Dans les nouvelles qui font rigoler, on notera que selon un rapport américain, le nouveau chasseur F-35 n’est capable de voler uniquement 55% du temps. Et ça c’est aux États-Unis, en Suisse, si l’on tient compte des horaires de bureau et du fait qu’il ne faut pas faire trop de bruit pour ne pas déranger les voisins, c’est encore pire. En gros, l’avion aurait des problèmes de maintenance et on remet en question ses capacité de vol en cas de gros temps. Il est temps de mettre en place une loi internationale qui oblige les combats aériens uniquement par beau temps.
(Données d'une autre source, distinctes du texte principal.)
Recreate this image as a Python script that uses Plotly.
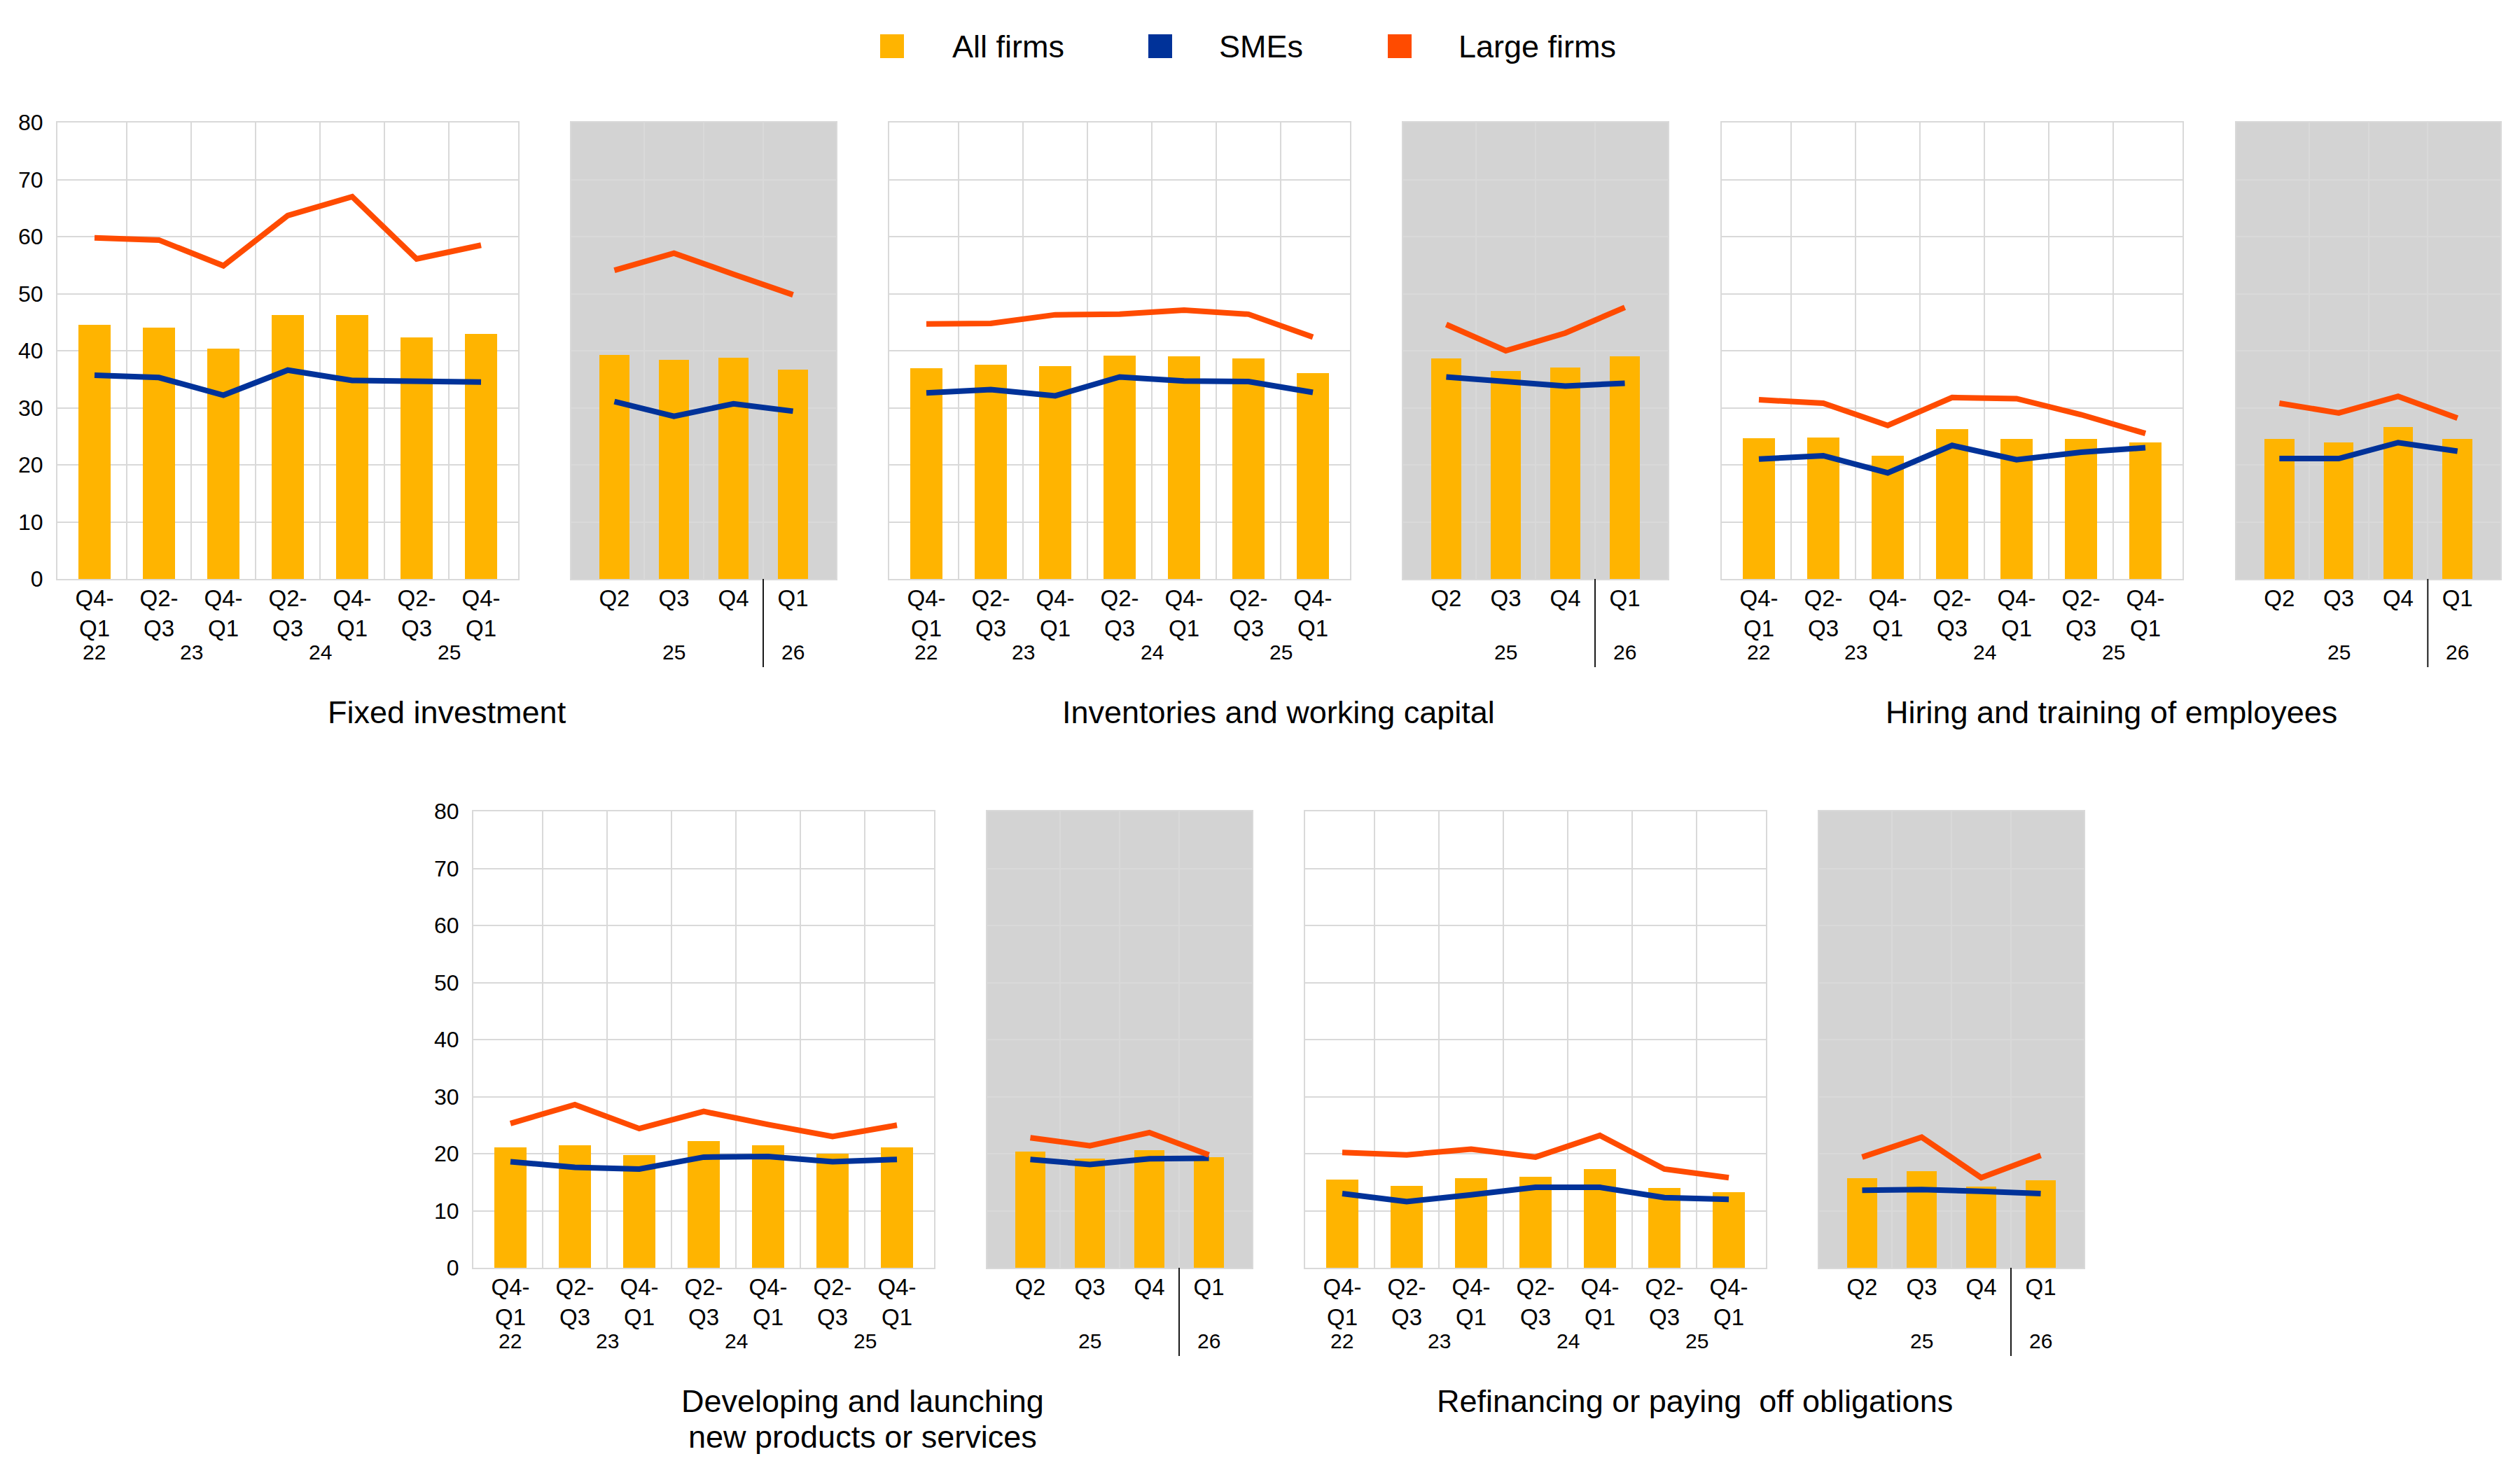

Dans une autre nouvelle qui fait rire, le prince MBS qui « dirige » l’Arabie Saoudite, a été interviewé par une chaîne de télé américaine qui voulait savoir si les investissements massifs dans le sport effectués ces derniers mois par son pays, n’avait pas de mauvaises influences sur le sport. Le prince régnant a déclaré que si ses investissements augmentaient le GDP de son pays de 1%, il n’en avait rien à foutre si cela posait un problème au sport et aux étrangers. Depuis, il paraît que les journalistes qui posaient la question ont été invité à l’ambassade saoudienne d’Istanbul.

Côté chiffres

Ce matin nous sommes vendredi et c’est peut-être la meilleure nouvelle de la journée. Les futures sont légèrement en hausse et il n’y aura pas de chiffres économiques majeurs, mis à part des PMI’s en France et en Allemagne et en Europe. En France, cela n’aura aucun impact, puisque l’ensemble du gouvernement français est occupé par les agapes avec le Roi Charles et qu’ils sont tous en train de digérer les tonnes de homards, de tourteaux et de poulardes qui ont été servis à Versailles. Macron doit se ronger les ongles de rage à l’idée que la France n’est plus une monarchie, pendant qu’Elisabeth Borne est en train de se demander comment elle va faire pour demander aux Français de se serrer la ceinture pendant l’hiver et pendant qu’elle digère son homard surtout.

Il me reste à vous souhaiter une belle journée, un excellent week-end et on se retrouve lundi en espérant qu’aujourd’hui, nous aurons réussi à digérer ENFIN, le discours de la FED.

À lundi !

Thomas Veillet
Investir.ch

“Remember that happiness is a way of travel, not a destination.”